** Start of Material provided **

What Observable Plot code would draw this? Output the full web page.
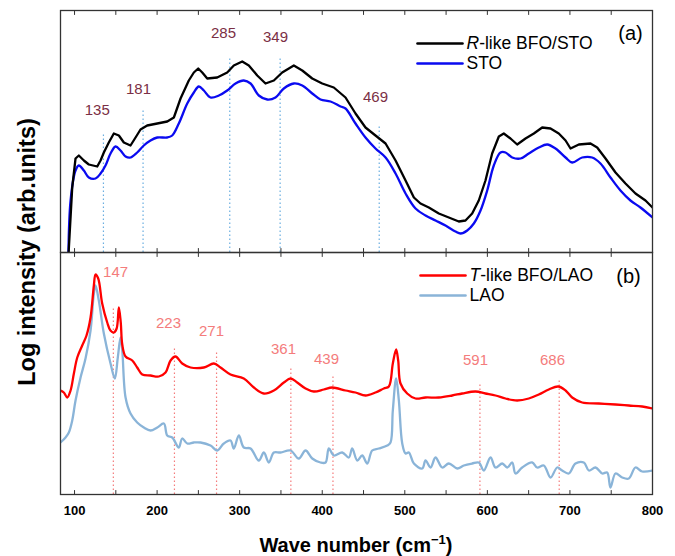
<!DOCTYPE html>
<html><head><meta charset="utf-8">
<script src="https://cdn.jsdelivr.net/npm/d3@7"></script>
<script src="https://cdn.jsdelivr.net/npm/@observablehq/plot@0.6"></script>
<style>body{margin:0;background:#fff}</style>
</head><body><div id="chart"></div>
<script>
// Panel (a): R-like BFO/STO and STO spectra [wavenumber, log intensity (arb.)]
const rlikeBFO = [[92.5,-5],[97.2,65],[101.2,94],[105.2,97],[111.3,92],[117.3,88],[127.5,86],[131.5,92],[135.5,100],[141.5,110],[147.6,119],[153.7,117],[159.7,110],[167.8,107],[173.9,115],[179.9,123],[188,127],[200.2,129],[212.3,131],[220.3,135],[228.4,154],[238.4,172],[244.5,180],[249.8,184],[254.7,180],[260.7,174],[272.8,175],[284.9,180],[292.9,187],[303.1,191],[311.1,187],[321.3,177],[331.3,169],[341.4,172],[351.5,180],[365.6,187],[375.8,182],[387.9,174],[400,169],[414,165],[428.2,155],[440.3,139],[452.4,125],[464.5,117],[476.7,109],[488.8,92],[500.9,72],[511,55],[519,49],[529.1,45],[541.2,39],[553.3,35],[565.4,31],[573.5,32],[581.6,39],[589.6,52],[597.7,72],[605.8,99],[613.9,116],[619.9,119],[628,114],[636.1,108],[646.2,114],[656.3,119],[666.4,125],[676.5,124],[686.5,119],[694.7,112],[700.7,104],[710.8,108],[724.9,109],[733,105],[743.1,94],[755.2,80],[767.3,69],[779.4,59],[791.5,52],[800,45]];
const sto = [[92.5,-5],[95.2,52],[101.2,82],[105.2,87],[111.3,82],[117.3,75],[125.4,74],[131.5,79],[137.5,87],[143.6,99],[149.7,106],[155.7,102],[161.8,96],[167.8,95],[175.9,100],[183.9,107],[192,112],[200.2,115],[212.3,115],[218.3,117],[226.3,129],[236.5,149],[244.5,160],[250.5,166],[256.6,162],[264.7,155],[274.8,157],[284.9,162],[295,169],[305,172],[313.2,169],[323.2,157],[333.4,153],[343.4,155],[353.5,164],[365.6,169],[375.8,167],[387.9,159],[397.9,153],[410,151],[422.2,146],[428.2,144],[440.3,129],[452.4,115],[464.5,104],[476.7,95],[488.8,79],[500.9,59],[513,44],[525.1,37],[537.2,32],[549.3,27],[561.4,21],[567.5,19],[575.6,22],[583.6,29],[591.7,42],[599.8,62],[607.8,87],[615.9,100],[622,100],[630.1,95],[640.2,94],[650.2,99],[662.3,105],[672.5,108],[682.5,104],[694.7,95],[702.7,90],[714.8,95],[726.9,95],[737,89],[749.1,75],[761.2,62],[773.3,52],[785.4,45],[800,35]];
// Panel (b): T-like BFO/LAO and LAO spectra
const tlikeBFO = [[83,104],[87,102],[91.2,97],[95.2,104],[99.2,121],[103.3,137],[109.3,149],[114.5,159],[119.4,177],[123.4,209],[125.4,220],[128.7,216],[133.5,191],[139.6,172],[143.5,164],[147.6,162],[151,166],[153.7,187],[156,172],[157.8,150],[161.8,138],[169.9,134],[175.9,127],[182,120],[192,119],[202.1,118],[210.2,122],[216.3,134],[222.3,138],[230.4,131],[240.5,127],[256.6,127],[268.7,131],[276.8,127],[288.9,120],[305,116],[317.2,107],[329.3,101],[341.4,104],[353.5,112],[361.6,116],[369.7,112],[379.8,106],[389.8,103],[401.9,105],[412.1,107],[428.2,104],[440.3,102],[452.4,99],[464.5,102],[474.6,106],[480.7,108],[485.5,131],[489.5,145],[492,134],[494.8,111],[502.9,101],[513,96],[525.1,97],[541.2,97],[557.4,99],[569.5,101],[585.6,103],[597.7,101],[609.9,99],[622,96],[636.1,94],[650.2,96],[662.3,100],[674.4,105],[685.8,108],[694.7,104],[702.7,97],[714.8,92],[734.9,91],[755.2,90],[771.3,89],[787.5,88],[800,86]];
const lao = [[83,52],[89.1,57],[93.1,62],[97.2,74],[101.2,94],[107.3,117],[113.3,136],[119.4,164],[123.4,201],[125.4,209],[129.4,194],[135.5,161],[143.6,131],[148.8,116],[152.4,137],[155.7,157],[157.8,144],[161.8,97],[167.8,81],[175.9,72],[183.9,67],[192,64],[200.2,67],[208.2,71],[212.3,59],[218.3,57],[226.3,47],[230.4,56],[236.5,51],[244.5,52],[252.6,52],[264.7,49],[272.8,44],[280.8,51],[288.9,54],[292.9,46],[299,59],[305,47],[313.2,46],[323.2,34],[329.3,42],[335.3,32],[341.4,42],[349.5,42],[361.6,44],[371.6,36],[379.8,44],[387.9,36],[397.9,32],[404,32],[408,46],[414.1,39],[424.2,42],[432.2,37],[436.3,46],[442.4,34],[448.4,39],[454.5,31],[460.5,44],[468.5,46],[478.7,49],[482.7,52],[485.5,84],[489.5,116],[492.8,94],[496.9,51],[500.9,41],[504.9,42],[511,31],[521.2,26],[525.1,34],[531.2,27],[537.2,37],[545.3,27],[553.3,31],[563.5,26],[571.5,29],[581.6,31],[589.6,32],[595.7,24],[603.8,37],[609.9,27],[618,31],[624,27],[630.1,32],[634.1,21],[642.2,27],[654.3,32],[660.3,27],[668.4,29],[676.5,17],[684.6,27],[690.6,24],[698.6,21],[706.7,31],[716.8,32],[722.9,24],[731,27],[739.1,21],[745.1,22],[749.1,7],[755.2,21],[763.3,17],[771.3,16],[779.4,27],[787.5,23],[800,24]];

// Peak markers
const peaksAX = [135, 183, 288, 349, 469];
const peaksATop = [119, 142, 195, 194, 128];
const peaksALabel = ["135", "181", "285", "349", "469"];
const peaksALabelX = [127.5, 177.5, 280.4, 343.4, 464.5];
const peaksALabelY = [142, 163, 219, 215, 155];
const peaksBX = [147, 221, 272, 362, 413, 591, 687];
const peaksBTop = [187, 146, 142, 126, 118, 111, 115];
const peaksBLabel = ["147", "223", "271", "361", "439", "591", "686"];
const peaksBLabelX = [149.7, 213.8, 265.9, 353.1, 405.2, 585.6, 678.9];
const peaksBLabelY = [222, 171, 163, 145, 135, 134, 134];

const xTickLabels = [100, 200, 300, 400, 500, 600, 700, 800];
const xTickMinor = [100, 150, 200, 250, 300, 350, 400, 450, 500, 550, 600, 650, 700, 750, 800];

const rows = (pairs, panel) => pairs.map(([x, y]) => ({x, y, panel}));
const peaks = (xs, tops, labels, lx, ly, panel) => xs.map((x, i) => ({x, top: tops[i], label: labels[i], lx: lx[i], ly: ly[i], panel}));
const pA = peaks(peaksAX, peaksATop, peaksALabel, peaksALabelX, peaksALabelY, "a");
const pB = peaks(peaksBX, peaksBTop, peaksBLabel, peaksBLabelX, peaksBLabelY, "b");
const tickShape = {draw(ctx, l) { ctx.moveTo(0, 0); ctx.lineTo(0, -l); }};
const panelA = [{panel: "a"}], panelB = [{panel: "b"}];
const legText = {fy: "panel", frameAnchor: "top-right", lineAnchor: "middle", textAnchor: "start", fontSize: 17.5};
const legLine = {fy: "panel", frameAnchor: "top-right", length: 45, rotate: 90, anchor: "start", shape: tickShape, strokeWidth: 2.6};

const chart = Plot.plot({
  width: 675, height: 556,
  marginLeft: 60, marginRight: 23, marginTop: 10, marginBottom: 62,
  x: {domain: [83, 800]},
  y: {domain: [0, 242], axis: null},
  fy: {domain: ["a", "b"], axis: null, padding: 0},
  style: {fontFamily: "'Liberation Sans', Arial, sans-serif", background: "white", color: "black"},
  marks: [
    Plot.ruleX(pA, {x: "x", y1: 0, y2: "top", fy: "panel", stroke: "#6aaee0", strokeWidth: 1.2, strokeDasharray: "1.5,2.5"}),
    Plot.ruleX(pB, {x: "x", y1: 0, y2: "top", fy: "panel", stroke: "#f47c7c", strokeWidth: 1.2, strokeDasharray: "1.5,2.5"}),
    Plot.text(pA, {x: "lx", y: "ly", text: "label", fy: "panel", fill: "#7b2f45", fontSize: 15}),
    Plot.text(pB, {x: "lx", y: "ly", text: "label", fy: "panel", fill: "#f47c7c", fontSize: 15}),
    Plot.line(rows(sto, "a"), {x: "x", y: "y", fy: "panel", stroke: "#0a0af0", strokeWidth: 2.3, curve: "catmull-rom", clip: true}),
    Plot.line(rows(rlikeBFO, "a"), {x: "x", y: "y", fy: "panel", stroke: "#000", strokeWidth: 2.3, clip: true}),
    Plot.line(rows(lao, "b"), {x: "x", y: "y", fy: "panel", stroke: "#8ab4d8", strokeWidth: 2.3, curve: "catmull-rom", clip: true}),
    Plot.line(rows(tlikeBFO, "b"), {x: "x", y: "y", fy: "panel", stroke: "#ff0000", strokeWidth: 2.3, curve: "catmull-rom", clip: true}),
    Plot.frame({stroke: "#333", strokeWidth: 1.3}),
    Plot.vector(xTickMinor, {x: d => d, frameAnchor: "bottom", length: 4, rotate: 0, anchor: "start", shape: tickShape, stroke: "#333", strokeWidth: 1}),
    Plot.vector(xTickMinor, {x: d => d, frameAnchor: "top", length: 4, rotate: 180, anchor: "start", shape: tickShape, stroke: "#333", strokeWidth: 1}),
    Plot.axisX({anchor: "bottom", ticks: xTickLabels, tickSize: 0, tickPadding: 11, fontSize: 13, fontWeight: "bold", label: null, tickFormat: d => String(d)}),
    // legends
    Plot.vector(panelA, {...legLine, dx: -235, dy: 33, stroke: "#000"}),
    Plot.vector(panelA, {...legLine, dx: -235, dy: 53, stroke: "#0a0af0"}),
    Plot.text(panelA, {...legText, dx: -186, dy: 33, text: () => "R-like BFO/STO"}),
    Plot.text(panelA, {...legText, dx: -186, dy: 53, text: () => "STO"}),
    Plot.text(panelA, {...legText, dx: -22, dy: 23, text: () => "(a)", textAnchor: "middle", fontSize: 20}),
    Plot.vector(panelB, {...legLine, dx: -232, dy: 23, stroke: "#ff0000"}),
    Plot.vector(panelB, {...legLine, dx: -232, dy: 43, stroke: "#8ab4d8"}),
    Plot.text(panelB, {...legText, dx: -183, dy: 23, text: () => "T-like BFO/LAO"}),
    Plot.text(panelB, {...legText, dx: -183, dy: 43, text: () => "LAO"}),
    Plot.text(panelB, {...legText, dx: -24, dy: 24, text: () => "(b)", textAnchor: "middle", fontSize: 20})
  ]
});

const svg = d3.select(chart);
// italic leading letters in legend
svg.selectAll("text").each(function() {
  const t = this.textContent;
  if (t === "R-like BFO/STO" || t === "T-like BFO/LAO") {
    const sel = d3.select(this);
    sel.text(null);
    sel.append("tspan").attr("font-style", "italic").text(t[0]);
    sel.append("tspan").text(t.slice(1));
  }
});
svg.append("text")
  .attr("transform", "translate(35,252) rotate(-90)")
  .attr("text-anchor", "middle").attr("font-size", 23.5).attr("font-weight", "bold")
  .attr("fill", "black")
  .text("Log intensity (arb.units)");
const xl = svg.append("text").attr("x", 356).attr("y", 552).attr("text-anchor", "middle")
  .attr("font-size", 20).attr("font-weight", "bold").attr("fill", "black");
xl.append("tspan").text("Wave number (cm");
xl.append("tspan").attr("font-size", 13).attr("dy", -8).text("\u22121");
xl.append("tspan").attr("dy", 8).text(")");
document.getElementById("chart").appendChild(chart);
</script>
</body></html>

** End of Material provided **

State how many lines of the data include the word "draw", with nothing else.

Final result. 2